Notley and Eggen and the rest of the NDP gang consistently get away with viciously slandering parents by insinuating that horrifying cruelties will take place if they are simply kept involved in the lives of their own children, and implying that paid government employees are better equipped with the love and compassion necessary to ensure that children are safe and cared for. This attitude cuts to the heart of their “progressive” ideology: Fundamentally, they believe that children belong to the state, not to the parents.
Notley might not say this out loud — although NDP leadership candidate Niki Ashton got close recently — but plenty of her ideological counterparts have stated this in explicit terms. Back in the
‘70s, Alex J. Proudfoot of the Alberta School Trustees Association openly stated that “When we get right down to the crunch, the child belongs to the state” — and this was in the context of a debate concerning whether an Alberta Christians school had the right to continue operating. Years later, Proudfoot, by then a professor of education at the University of Calgary, elaborated by saying, “The child is not your child. [Children] are property of the state, like our oil, like our gas, like our pipelines.”
It is because of this fundamental ideology — that she, as the leader of Alberta’s government, has more right to your children than you do — that Rachel Notley can actually accuse someone who says that parents should know what their children are doing when they are away from home with government employees of being “super-cruel.” It is because fundamentally, she does not trust parents — how can she, if she is willing to say that merely keeping them informed is “super-cruel?”
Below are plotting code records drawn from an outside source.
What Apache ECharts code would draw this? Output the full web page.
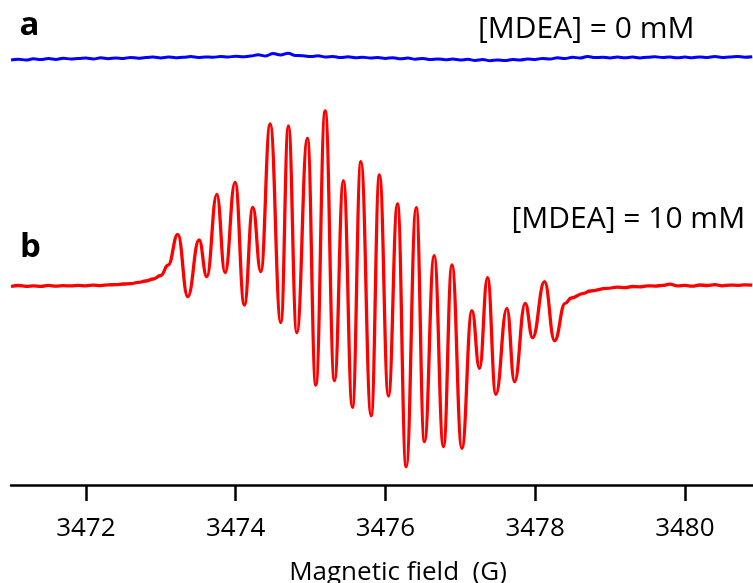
<!DOCTYPE html>
<html><head><meta charset="utf-8">
<script src="https://cdn.jsdelivr.net/npm/echarts@6/dist/echarts.min.js"></script>
<style>html,body{margin:0;padding:0;background:#fff}#c{width:753px;height:583px}</style>
</head><body><div id="c"></div><script>
// Spectrum a: [MDEA] = 0 mM (arbitrary intensity units, vertically offset)
const fieldA = [
3471.0,3471.1,3471.2,3471.3,3471.4,3471.5,3471.6,3471.7,3471.8,3471.9,
3472.0,3472.1,3472.2,3472.3,3472.4,3472.5,3472.6,3472.7,3472.8,3472.9,
3473.0,3473.1,3473.2,3473.3,3473.4,3473.5,3473.6,3473.7,3473.8,3473.9,
3474.0,3474.1,3474.2,3474.3,3474.4,3474.5,3474.6,3474.7,3474.8,3474.9,
3475.0,3475.1,3475.2,3475.3,3475.4,3475.5,3475.6,3475.7,3475.8,3475.9,
3476.0,3476.1,3476.2,3476.3,3476.4,3476.5,3476.6,3476.7,3476.8,3476.9,
3477.0,3477.1,3477.2,3477.3,3477.4,3477.5,3477.6,3477.7,3477.8,3477.9,
3478.0,3478.1,3478.2,3478.3,3478.4,3478.5,3478.6,3478.7,3478.8,3478.9,
3479.0,3479.1,3479.2,3479.3,3479.4,3479.5,3479.6,3479.7,3479.8,3479.9,
3480.0,3480.1,3480.2,3480.3,3480.4,3480.5,3480.6,3480.7,3480.8,3480.9];
const intensityA = [
226.0,226.8,225.9,227.2,226.4,227.5,226.6,227.8,226.9,227.4,
228.0,227.1,228.2,227.3,228.1,227.6,228.6,227.8,228.4,228.9,
228.1,229.0,228.3,228.8,229.4,228.5,229.1,228.7,229.6,228.9,
229.8,229.2,230.0,231.2,230.1,232.4,231.0,232.8,230.6,230.2,
229.5,230.2,229.0,229.6,228.5,229.2,228.3,228.8,227.9,228.4,
227.6,228.3,227.2,227.9,226.8,227.6,226.5,227.1,226.3,226.9,
226.0,226.7,225.6,226.4,225.3,226.1,225.5,226.6,226.0,227.0,
226.6,227.6,227.0,228.2,227.5,228.8,227.9,229.6,228.4,228.8,
228.0,228.9,228.2,229.0,228.1,228.7,229.3,228.4,229.0,228.2,
228.9,228.3,229.1,228.5,229.4,228.6,229.0,229.5,228.8,229.3];

// Spectrum b: [MDEA] = 10 mM
const fieldB = [
3471.0,3471.1,3471.2,3471.3,3471.4,3471.5,3471.6,3471.7,3471.8,3471.9,
3472.0,3472.1,3472.2,3472.3,3472.4,3472.5,3472.6,3472.7,3472.8,3472.9,
3473.0,3473.1,3473.227,3473.361,3473.512,3473.615,3473.749,3473.859,3473.993,
3474.117,3474.230,3474.336,3474.461,3474.604,3474.705,3474.817,3474.959,
3475.071,3475.196,3475.320,3475.440,3475.560,3475.673,3475.810,3475.921,
3476.041,3476.162,3476.278,3476.412,3476.522,3476.652,3476.776,3476.889,
3477.022,3477.156,3477.257,3477.364,3477.476,3477.623,3477.725,3477.868,3477.966,
3478.126,3478.260,3478.402,3478.483,3478.647,3478.737,3478.96,
3479.1,3479.2,3479.3,3479.4,3479.5,3479.6,3479.7,3479.8,3479.9,
3480.0,3480.1,3480.2,3480.3,3480.4,3480.5,3480.6,3480.7,3480.8,3480.9];
const intensityB = [
-0.5,0.5,-0.3,0.2,-0.4,0.6,-0.2,0.3,0.1,0.6,
0.2,0.9,0.4,1.2,1.3,2.0,2.4,3.6,5.0,7.0,
10.5,21.0,51.7,-10.7,46,9.3,91.7,13.3,103.7,
-19,78.7,14.3,162,-36.7,160,-46.7,147.7,
-99,175,-94.7,105.3,-121.3,124.3,-129.7,111,
-110,82,-180.7,78.3,-155.7,30.3,-160.7,21,
-162.3,-24.7,-82.3,8.3,-108.3,-22.3,-95.7,-17.3,-51.7,
4.3,-54.7,-17.3,-12,-7.3,-5,-2.3,
-1.2,-1.6,-0.5,-0.8,0.2,-0.1,0.6,1.8,0.2,
0.6,-0.2,1.0,0.5,1.3,0.2,0.9,0.7,1.2,0.8];

const tickValues = [3472, 3474, 3476, 3478, 3480];
const panelLabels = ['a', 'b'];
const concLabels = ['[MDEA] = 0 mM', '[MDEA] = 10 mM'];
const axisTitle = 'Magnetic field  (G)';

const pairs = (xs, ys) => xs.map((x, i) => [x, ys[i]]);
const FONT = '"Open Sans", sans-serif';

const chart = echarts.init(document.getElementById('c'), null, {renderer: 'canvas'});
chart.setOption({
  animation: false,
  backgroundColor: '#fff',
  grid: {left: 11, right: 0, top: 0, bottom: 98, containLabel: false, outerBoundsMode: 'none'},
  xAxis: {
    type: 'value', min: 3471, max: 3480.91,
    axisLine: {onZero: false, lineStyle: {color: '#000', width: 2.5}},
    axisTick: {customValues: tickValues, length: 16, lineStyle: {color: '#000', width: 2.5}},
    axisLabel: {customValues: tickValues, margin: 31, color: '#000', fontFamily: FONT, fontSize: 26,
                formatter: v => String(v)},
    splitLine: {show: false},
    name: axisTitle, nameLocation: 'middle', nameGap: 75,
    nameTextStyle: {fontFamily: FONT, fontSize: 26, color: '#000', padding: [0, 0, 0, 32]}
  },
  yAxis: {type: 'value', min: -199, max: 286, show: false},
  series: [
    {type: 'line', data: pairs(fieldA, intensityA), showSymbol: false, smooth: 0.4, smoothMonotone: 'x',
     lineStyle: {color: '#0000ff', width: 3}, z: 2},
    {type: 'line', data: pairs(fieldB, intensityB), showSymbol: false, smooth: 0.45, smoothMonotone: 'x',
     lineStyle: {color: '#ff0000', width: 3.3}, z: 3}
  ],
  graphic: [
    {type: 'text', x: 19.5, y: 26, style: {text: panelLabels[0], font: 'bold 33px ' + FONT, fill: '#000', verticalAlign: 'middle'}},
    {type: 'text', x: 20, y: 247.5, style: {text: panelLabels[1], font: 'bold 33px ' + FONT, fill: '#000', verticalAlign: 'middle'}},
    {type: 'text', x: 478, y: 29, style: {text: concLabels[0], font: '30px ' + FONT, fill: '#000', verticalAlign: 'middle'}},
    {type: 'text', x: 511.5, y: 219, style: {text: concLabels[1], font: '30px ' + FONT, fill: '#000', verticalAlign: 'middle'}}
  ]
});
</script></body></html>
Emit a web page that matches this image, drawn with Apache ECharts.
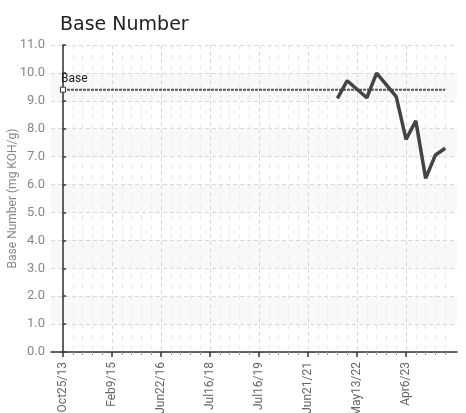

This is precisely why “progressive” politicians feel they can implement whatever form of education they choose and teach your children whatever they would like: It is because they feel entitled to do so. You may think that your sons and daughters are your children and that you have the right to raise them as you see fit and pass your own values and traditions on to them, but that is not the way Rachel Notley and Bill Eggen and the rest of the progressive set see it. They see children as a commodity owned by the state."